Enhanced thermohydraulic performance in helical coil heat exchangers using synthesized Cu-doped TiO2 nanofluids: An experimental approach

With increasing global energy demand, environmental concerns, and the depletion of traditional resources, enhancing the efficiency of energy-intensive systems such as heat exchangers has become imperative. This study addresses this challenge by synthesizing copper-doped TiO₂ nanoparticles via a sol–gel method, aiming to simultaneously improve heat transfer rates and reduce pumping power—thereby overcoming the common issue of increased flow resistance in nanofluid applications and enhancing thermohydraulic performance in helical coil heat exchangers. Three Cu-doped TiO₂ samples were prepared with doping levels of 1 %, 3 %, and 5 % Cu, and characterized using FTIR, XRD, DLS, ICP-OES, and TEM analyses, confirming successful Cu²⁺ incorporation and improved dispersion stability. Nanofluids based on pristine TiO₂ and the Cu-doped TiO₂ (5 wt% in deionized water) were tested in a horizontally oriented helical copper coil (inner diameter: 9.5 mm) across a Reynolds number range of 5,000 to 17,000. Cu doping markedly improved convective heat transfer, with TiO₂–Cu₅ achieving 144.8 % maximum enhancement and a Synergistic Heat Transfer Enhancement of 56.5 %. While friction rose at low flow rates, drag reduction up to 24.6 % occurred at higher Reynolds numbers.
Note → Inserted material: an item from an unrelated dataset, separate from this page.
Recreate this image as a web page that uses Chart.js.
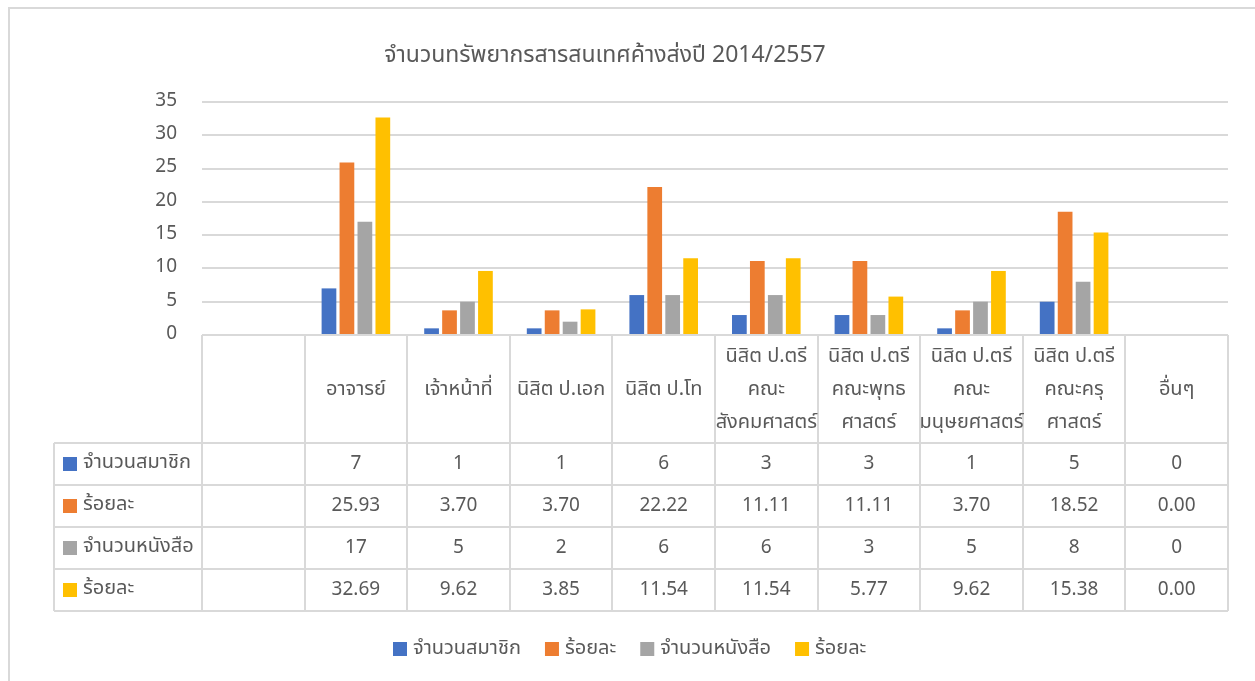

Exergy efficiency also increased, peaking at 58 % for TiO₂–Cu₅, which reached the highest thermal–hydraulic enhancement factor of 2.25. These results demonstrate, for the first time, that Cu-doped TiO₂ nanofluids can simultaneously enhance heat transfer and flow efficiency in heat exchangers. This study presents the first correlations for Nusselt number and friction factor of TiO₂ and Cu-doped TiO₂ nanofluids in a helical tube, covering laminar and turbulent regimes.